Vos histoires se déroulent souvent dans un monde occidental : Europe, Etats-Unis, Australie... Comment vous documentiez-vous pour illustrer vos histoires dans les années 70-80 ?

    Je fréquentais les librairies spécialisées dans les ouvrages occidentaux. J'achetais énormément de livres pour avoir une solide documentation.

Est-ce difficile de faire autre chose quand on a obtenu un tel succès. Les manga que vous avez dessiné par la suite comme Mayme Angel ou Croque Pockle sont très proches. Etait-ce les éditeurs qui vous demandaient de rester dans le même registre ?

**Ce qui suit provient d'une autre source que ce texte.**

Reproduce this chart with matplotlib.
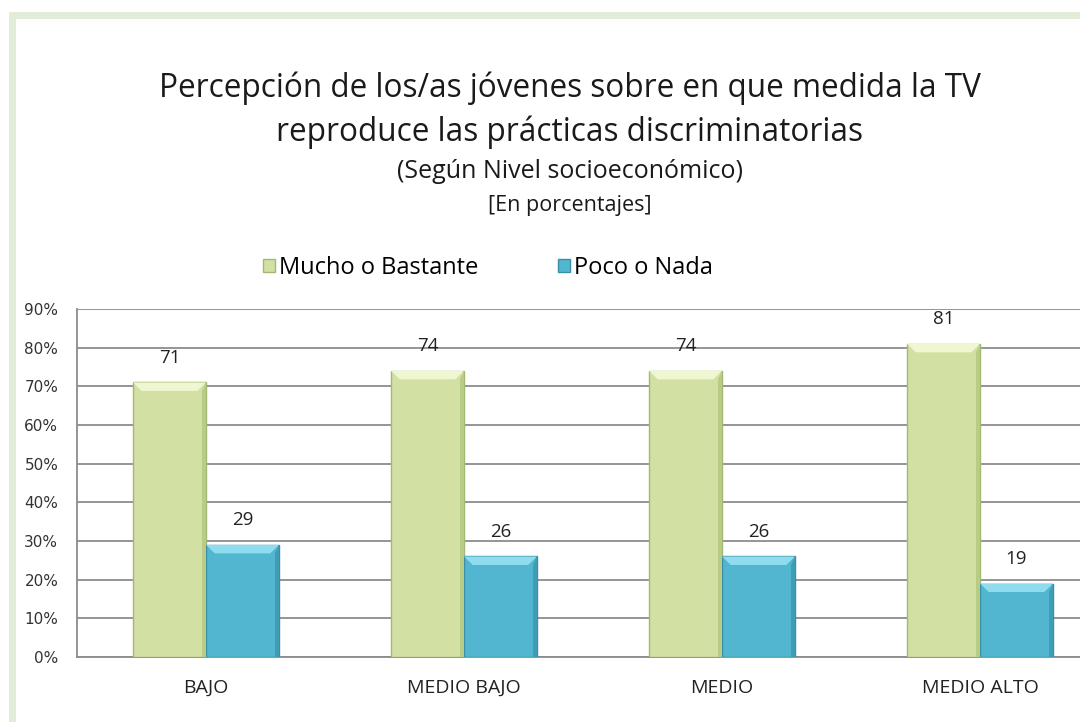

     C'est une remarque qu'on me fait souvent : on dit que tous mes personnages se ressemblent, mais c'est normal car ce sont mes dessins et, forcément, ces personnages me ressemblent. C'est mon monde à moi. C'est un peu comme une famille dont les membres auront forcément des traits en commun. Je pourrais comprendre qu'on me reproche que mon œuvre ressemble à celle d'un autre, mais que mes propres personnages aient des ressemblances, je trouve cela logique, finalement.

Vous inspirez-vous parfois de personnages réels pour créer vos personnages ?

     Autrefois, on me disait souvent que je ressemblais à mes héroïnes, mais il faut bien avouer qu'on ne me le dit plus beaucoup… (rires).

Travaillez-vous seule ? Avez-vous des assistantes ?

    Quand j'ai débuté, j'étais seule mais une fois devenue professionnelle, je me suis entourée d'une équipe, comme beaucoup. Ce n'était plus possible de fournir 30 pages en 30 jours !

Que faites-vous aujourd'hui ? Continuez-vous à dessiner des manga ?

     Oui, toujours. Juste avant de venir en France, je travaillais sur un projet de manga dont j'ai déjà dessiné environ 160 pages (Les Roses de Joséphine, NDR. Voir News Japon p. XX). J'espère qu'il sera publié un jour en France.


On sait que depuis des années, vous êtes en froid avec la scénariste de Candy Candy, Kyôko MIZUKI, et que cela bloque dans le monde entier la réédition de l'œuvre. N'y a-t-il aucune chance que cela s'arrange entre vous ?

     Je ne peux vous dire qu'une chose : si vous l'aimez vraiment et que vous l'attendez, elle reviendra… L'œuvre de Candy Candy n'appartient ni à moi, ni à la personne qui en a écrit l'histoire, mais au public qui l'a aimée et qui en a fait son succès. Il y aura forcément un jour où elle pourra revenir.